Dollars and Jens
Thursday, October 02, 2008
monetary policy
The Economic Organization of a POW camp:
Machine-made cigarettes were always universally acceptable, both for what they would buy and for themselves. It was this intrinsic value which gave rise to their principal disadvantage as currency, a disadvantage which exists, but to a far smaller extent, in the case of metallic currency; that is, a strong demand for non-monetary purposes. Consequently our economy was repeatedly subject to deflation and to periods of monetary stringency. While the Red Cross issue of 50 or 25 cigarettes per man per week came in regularly and while there were fair stocks held, the cigarette currency suited its purpose admirably.

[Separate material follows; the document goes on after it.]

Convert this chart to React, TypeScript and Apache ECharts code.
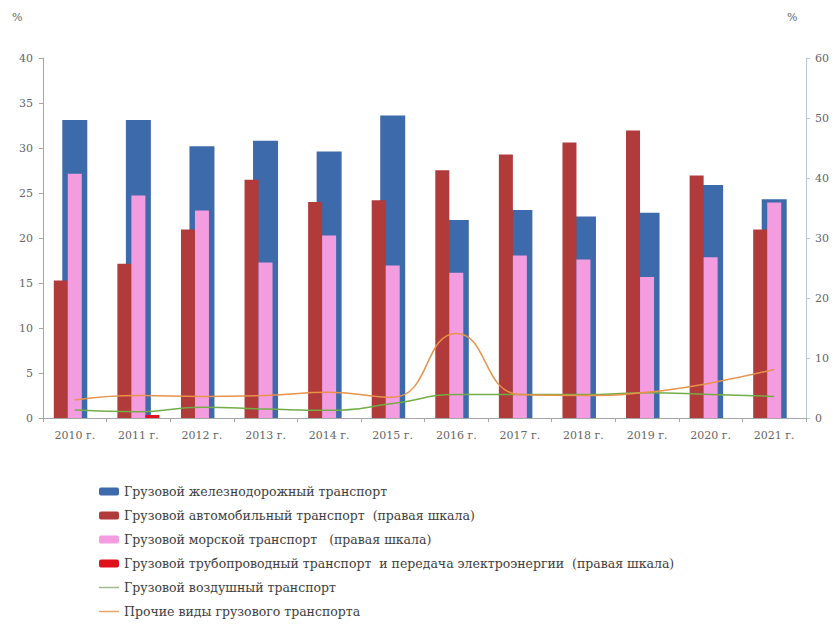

But when the issue was interrupted, stocks soon ran out, prices fell, trading declined in volume and became increasingly a matter of barter. This deflationary tendency was periodically offset by the sudden injection of new currency. Private cigarette parcels arrived in a trickle throughout the year, but the big numbers came in quarterly when the Red Cross received its allocation of transport. Several hundred thousand cigarettes might arrive in the space of a fortnight. Prices soared, and then began to fall, slowly at first but with increasing rapidity as stocks ran out, until the next big delivery. Most of our economic troubles could be attributed to this fundamental instability.